By Kayla Casavant | The Duquesne Duke
A late night cup of coffee can confuse your body’s ability to tell time, according to a recent study from the University of Colorado, Boulder.
Kenneth Wright, a professor of Integrative Physiology at UC-Boulder, tested the effects of caffeine on the body’s ability to produce melatonin, the hormone that causes sleepiness.
He found that consuming coffee delays production of melatonin for at least two hours and tells the body to sleep in the next morning beyond it’s usual time.
For many Duquesne students, this is a familiar effect.
April Ngo, a sophomore, integrated marketing communications and music major, said she occasionally drinks coffee late at night.
“I try not to,” Ngo said,“but sometimes I have to stay up and study.”
Ngo said that when she tries to sleep after drinking coffee at night, she feels “jittery” and called late-night caffeine “a vicious cycle.”

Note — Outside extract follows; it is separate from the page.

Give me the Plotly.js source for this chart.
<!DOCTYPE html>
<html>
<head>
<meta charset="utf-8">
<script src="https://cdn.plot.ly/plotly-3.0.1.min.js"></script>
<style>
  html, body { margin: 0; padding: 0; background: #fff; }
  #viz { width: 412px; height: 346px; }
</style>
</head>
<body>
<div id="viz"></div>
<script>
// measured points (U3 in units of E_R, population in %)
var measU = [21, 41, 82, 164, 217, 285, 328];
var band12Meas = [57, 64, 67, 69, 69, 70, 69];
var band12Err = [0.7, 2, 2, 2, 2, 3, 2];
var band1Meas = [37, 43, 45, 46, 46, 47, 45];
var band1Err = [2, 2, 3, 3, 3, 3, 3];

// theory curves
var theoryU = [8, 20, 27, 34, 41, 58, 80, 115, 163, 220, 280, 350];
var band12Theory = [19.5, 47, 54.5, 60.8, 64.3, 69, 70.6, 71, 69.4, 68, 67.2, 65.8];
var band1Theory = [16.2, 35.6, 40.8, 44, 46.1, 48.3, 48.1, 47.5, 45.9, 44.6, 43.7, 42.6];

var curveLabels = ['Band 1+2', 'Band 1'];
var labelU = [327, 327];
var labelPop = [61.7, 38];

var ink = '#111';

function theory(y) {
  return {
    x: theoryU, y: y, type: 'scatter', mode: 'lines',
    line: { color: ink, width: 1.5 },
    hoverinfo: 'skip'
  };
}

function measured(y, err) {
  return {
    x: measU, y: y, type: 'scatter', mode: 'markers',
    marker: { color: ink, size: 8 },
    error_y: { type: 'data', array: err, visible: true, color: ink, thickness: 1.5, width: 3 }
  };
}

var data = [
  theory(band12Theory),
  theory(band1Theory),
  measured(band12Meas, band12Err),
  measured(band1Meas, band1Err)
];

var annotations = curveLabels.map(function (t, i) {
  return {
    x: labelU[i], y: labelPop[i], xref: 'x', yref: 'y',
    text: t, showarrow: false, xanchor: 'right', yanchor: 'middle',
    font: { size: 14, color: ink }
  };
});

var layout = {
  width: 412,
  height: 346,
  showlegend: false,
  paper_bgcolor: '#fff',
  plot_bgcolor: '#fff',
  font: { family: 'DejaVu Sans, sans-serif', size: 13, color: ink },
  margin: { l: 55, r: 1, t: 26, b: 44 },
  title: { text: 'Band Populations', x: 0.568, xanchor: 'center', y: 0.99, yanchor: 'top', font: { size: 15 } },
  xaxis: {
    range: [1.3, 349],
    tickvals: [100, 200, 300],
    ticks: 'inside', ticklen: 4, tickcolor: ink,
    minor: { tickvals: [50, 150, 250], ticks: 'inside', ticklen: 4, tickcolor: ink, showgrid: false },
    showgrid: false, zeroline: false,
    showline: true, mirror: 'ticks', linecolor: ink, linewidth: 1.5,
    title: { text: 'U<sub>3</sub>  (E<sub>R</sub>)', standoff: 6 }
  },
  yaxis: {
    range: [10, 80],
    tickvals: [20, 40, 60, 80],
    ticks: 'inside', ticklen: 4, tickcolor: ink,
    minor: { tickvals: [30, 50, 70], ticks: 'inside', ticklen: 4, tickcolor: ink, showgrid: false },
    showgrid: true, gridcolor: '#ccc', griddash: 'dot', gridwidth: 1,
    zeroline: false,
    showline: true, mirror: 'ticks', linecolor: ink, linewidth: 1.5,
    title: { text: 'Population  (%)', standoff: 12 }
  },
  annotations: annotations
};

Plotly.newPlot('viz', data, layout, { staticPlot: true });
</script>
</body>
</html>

“You wake up the next day and you can’t focus on anything because you’re exhausted,” Ngo said. “Then you drink more coffee.”

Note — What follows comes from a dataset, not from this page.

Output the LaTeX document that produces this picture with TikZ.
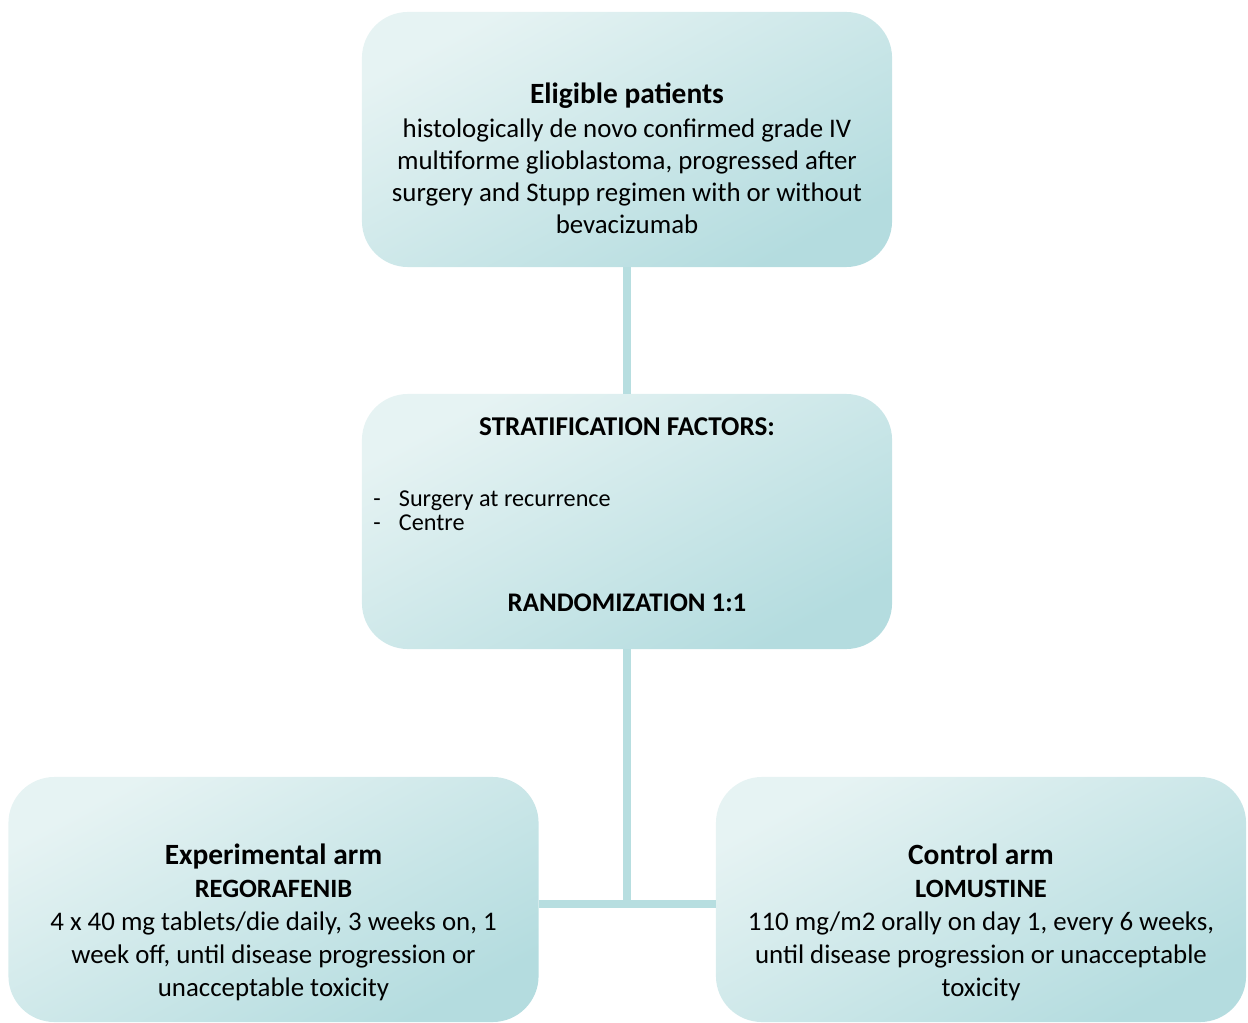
\documentclass[tikz,border=0pt]{standalone}
\usepackage{fontspec}
\setmainfont{Carlito}
\usetikzlibrary{positioning}
\definecolor{boxlight}{HTML}{E6F3F3}
\definecolor{boxdark}{HTML}{B4DCDF}
\definecolor{linkcol}{HTML}{B7DEE0}
\tikzstyle{stage}=[rectangle, draw=none, rounded corners=1.15cm, top color=boxlight, middle color=boxlight!85!boxdark,
        bottom color=boxdark, shading angle=28, minimum width=13.25cm, inner sep=0pt]
\tikzstyle{body}=[align=center, inner sep=0pt, font=\fontsize{19.1}{22.8}\selectfont]
\tikzstyle{link}=[draw=linkcol, line width=5.7pt]

\begin{document}
\begin{tikzpicture}[x=0.025cm,y=-0.025cm]
\useasboundingbox (0,0) rectangle (1248,1023);
\node[stage, minimum height=6.375cm] (elig) at (627,139.5) {};
\node[stage, minimum height=6.375cm] (strat) at (627,521.5) {};
\node[stage, minimum height=6.125cm] (exper) at (273.5,899.5) {};
\node[stage, minimum height=6.125cm] (ctrl) at (981,899.5) {};
\coordinate (junc) at (627,904);
% connectors
\draw[link] (elig.south) -- (strat.north);
\draw[link] (strat.south) -- (junc);
\draw[link] (exper.east |- junc) -- (ctrl.west |- junc);
% texts
\node[body, anchor=north] (eligtxt) at (627,83) {{\fontsize{20.9}{22.8}\selectfont\bfseries Eligible patients}\\[1pt]
  histologically de novo confirmed grade IV\\ multiforme glioblastoma, progressed after\\
  surgery and Stupp regimen with or without\\ bevacizumab};
\node[body, font=\fontsize{19.3}{20}\selectfont\bfseries] (strattitle) at (627,427) {STRATIFICATION FACTORS:};
\node[body, align=left, anchor=west, font=\fontsize{17.2}{17.3}\selectfont] (stratlist) at (373,511)
  {-\hspace{13pt}Surgery at recurrence\\ -\hspace{13pt}Centre};
\node[body, font=\fontsize{19.1}{20}\selectfont\bfseries] (random) at (627,603) {RANDOMIZATION 1:1};
\node[body, anchor=north, font=\fontsize{19.1}{23.4}\selectfont] (expertxt) at (273.5,844) {{\fontsize{20.9}{23.4}\selectfont\bfseries Experimental arm}\\
  {\fontsize{18.8}{23.4}\selectfont\bfseries REGORAFENIB}\\
  4 x 40 mg tablets/die daily, 3 weeks on, 1\\ week off, until disease progression or\\ unacceptable toxicity};
\node[body, anchor=north, font=\fontsize{19.1}{23.4}\selectfont] (ctrltxt) at (981,844) {{\fontsize{20.9}{23.4}\selectfont\bfseries Control arm}\\
  {\fontsize{18.8}{23.4}\selectfont\bfseries LOMUSTINE}\\
  110 mg/m2 orally on day 1, every 6 weeks,\\ until disease progression or unacceptable\\ toxicity};
\end{tikzpicture}
\end{document}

In the study, Wright found that confusing the body’s inner sense of time, called the “circadian rhythm,” can have adverse effects on the brain, the liver, fat cells and muscles.
Wright explained that previously, nobody had really tested this question.”

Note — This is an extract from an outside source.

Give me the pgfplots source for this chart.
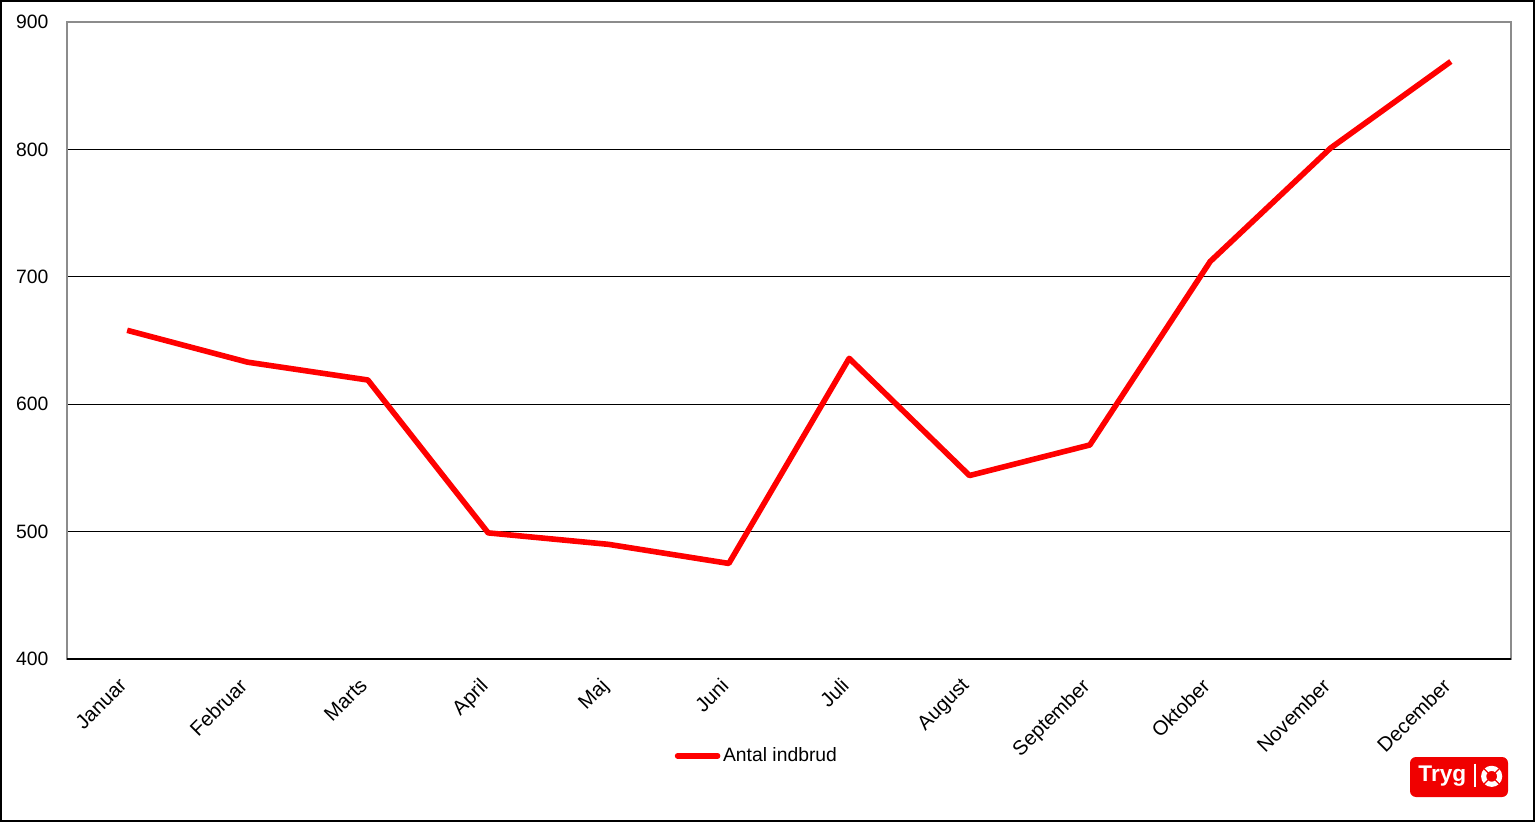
\documentclass[border=0pt]{standalone}
\usepackage{pgfplots}
\pgfplotsset{compat=1.18}
\usepackage{fontspec}
\setmainfont{Liberation Sans}
\definecolor{trygred}{HTML}{F00000}
\begin{document}
\begin{tikzpicture}[x=1pt,y=1pt]
\fontsize{14.5}{17}\selectfont
\useasboundingbox (-50.25,-122.25) rectangle (1101,494.25);
\draw[black, line width=1.2pt] (-49.65,-121.65) rectangle (1100.4,493.65);
\begin{axis}[
  at={(0,0)}, anchor=south west,
  scale only axis, width=1083pt, height=477.75pt,
  xmin=-0.5, xmax=11.5, ymin=400, ymax=900,
  xtick={0,...,11},
  xticklabels={Januar,Februar,Marts,April,Maj,Juni,Juli,August,September,Oktober,November,December},
  xticklabel style={rotate=45, anchor=north east, font=\fontsize{15.2}{17}\selectfont, xshift=-9.5pt, yshift=0.5pt},
  ytick={400,500,...,900},
  yticklabel style={font=\fontsize{14.5}{17}\selectfont, xshift=-9pt},
  /pgf/number format/assume math mode=true,
  major tick length=0pt,
  ymajorgrids, grid style={black, line width=0.6pt},
  axis line style={gray!90, line width=1pt},
  legend style={at={(0.478,-0.152)}, anchor=center, draw=none, fill=none, font=\fontsize{14.5}{17}\selectfont, inner sep=0pt},
  legend image code/.code={\draw[#1, line cap=round] (0pt,0pt) -- (30pt,0pt);},
]
\addplot[red, line width=4.2pt, line join=round] coordinates {
(0,658) (1,633) (2,619) (3,499) (4,490) (5,475) (6,636) (7,544) (8,568) (9,712) (10,801) (11,869)
};
\addlegendentry{Antal indbrud}
\draw[black, line width=1pt] (axis cs:-0.5,400) -- (axis cs:11.5,400);
\end{axis}
% Tryg logo
\fill[trygred, rounded corners=4.5pt] (1007.25,-73.5) rectangle (1080.75,-103.5);
\node[white, font=\fontsize{17}{18}\bfseries\selectfont, anchor=center] at (1031.5,-88) {Tryg};
\draw[white, line width=0.8pt] (1056,-78.5) -- (1056,-96);
\draw[white, line width=3.8pt] (1068.5,-88) circle (6pt);
\foreach \a in {45,135,225,315}{
  \draw[trygred, line width=0.9pt] (1068.5,-88) ++(\a:3.6pt) -- ++(\a:4.8pt);
}
\end{tikzpicture}
\end{document}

Jill Power, a junior multiplatform journalism major, said she had to cut back on her late night coffee consumption because it was having poor effects on her physical health.
“I am less anxious and I sleep better [now],” Power said.
Freshman Vincente Zamarria, of Pittsburgh, said he often drinks coffee at night in order to stay alert when doing homework or studying.
“It usually results in me staying up way too late” Zamarria said.
Zamarria added that he often finds himself too tired to focus on the quiz for which he stayed up studying.